The record echoes a traditionalist mindset to good pop music. Much like early Britney Spears or Ariana Grande records, Betty is the musical equivalent to Neapolitan ice cream: Less concerned with consistency and more content with blending popular flavors together. With the modern pop listener in mind, she catapults from vintage synthpop on summery highlights "Marry Me" and "Just Thought You Should Know" to a gentle guitar and drum on "Between You & Me." And between the two, she picks up pulsating house beats ("I Remember," "Language"), slides into something sensual ("All This Woman," and although she wrote it about candy, "Taste"), and crafts a stellar replica of turn-of-the-millennium Max Martin ("The One").
If there's a lesson to be learned from Betty Who, it's that no frills pop still has a place in the current musical landscape. Perhaps because music consumption has shifted to a customized, on-demand business model, the genre seems to have shed some of the stigma that it must stand for something or be accompanied by a large-scale persona to be taken seriously by legacy media's general audiences. And without that prerequisite, artists like Betty Who thrive in taking pop back to basics. As her love letter to music and a testament to her abilities as a musician, Betty is an uncomplicated, purely enjoyable listen – just as pop should be.

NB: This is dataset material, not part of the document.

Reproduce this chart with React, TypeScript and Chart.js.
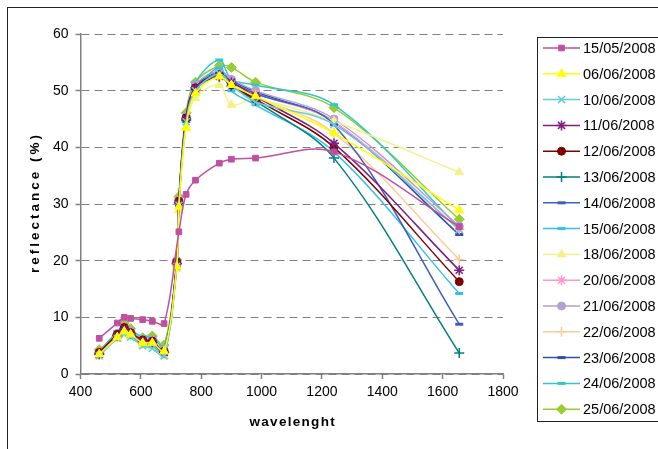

Betty is available now as an independent release.Her freedom returned not long after the release of her sophomore record in 2017, after a year of strange promotional pacing in the wake of Betty's second-wave success with a cover of Donna Lewis' "I Love You Always Forever." The song kept her afloat in her home country and the full-length record, an accessible full-on pop package titled The Valley, supported strings of concerts in small venues and gay pride circuits, but nothing more than that. And now that she has another shot at the wheel of her own vehicle, it seems appropriate to reintroduce herself to her current fans – and assert herself onto new ones – with a clean slate: Betty.
Though the thinned production on Betty is a large evolution from the deep saturation of Who's early work, the fundamentals of her music today are nearly identical to those of her major-label back catalog: She makes boldface pop music about love and perseverance. And as the record shakes itself awake with "Old Me," Betty carries herself with a reinvigorated energy as she touts a personal return to form: "I'm feeling like the old me. No, you cannot control me," she sings with a smooth swagger. In comparison to the party-in-a-box tracks of The Valley, each track of Betty sounds both fun and inspired – something that can be heard in her vocal presence, which floats to the surface of each cut on the record.
The record echoes a traditionalist mindset to good pop music. Much like early Britney Spears or Ariana Grande records, Betty is the musical equivalent to Neapolitan ice cream: Less concerned with consistency and more content with blending popular flavors together. With the modern pop listener in mind, she catapults from vintage synthpop on summery highlights "Marry Me" and "Just Thought You Should Know" to a gentle guitar and drum on "Between You & Me." And between the two, she picks up pulsating house beats ("I Remember," "Language"), slides into something sensual ("All This Woman," and although she wrote it about candy, "Taste"), and crafts a stellar replica of turn-of-the-millennium Max Martin ("The One").
If there's a lesson to be learned from Betty Who, it's that no frills pop still has a place in the current musical landscape. Perhaps because music consumption has shifted to a customized, on-demand business model, the genre seems to have shed some of the stigma that it must stand for something or be accompanied by a large-scale persona to be taken seriously by legacy media's general audiences. And without that prerequisite, artists like Betty Who thrive in taking pop back to basics. As her love letter to music and a testament to her abilities as a musician, Betty is an uncomplicated, purely enjoyable listen – just as pop should be.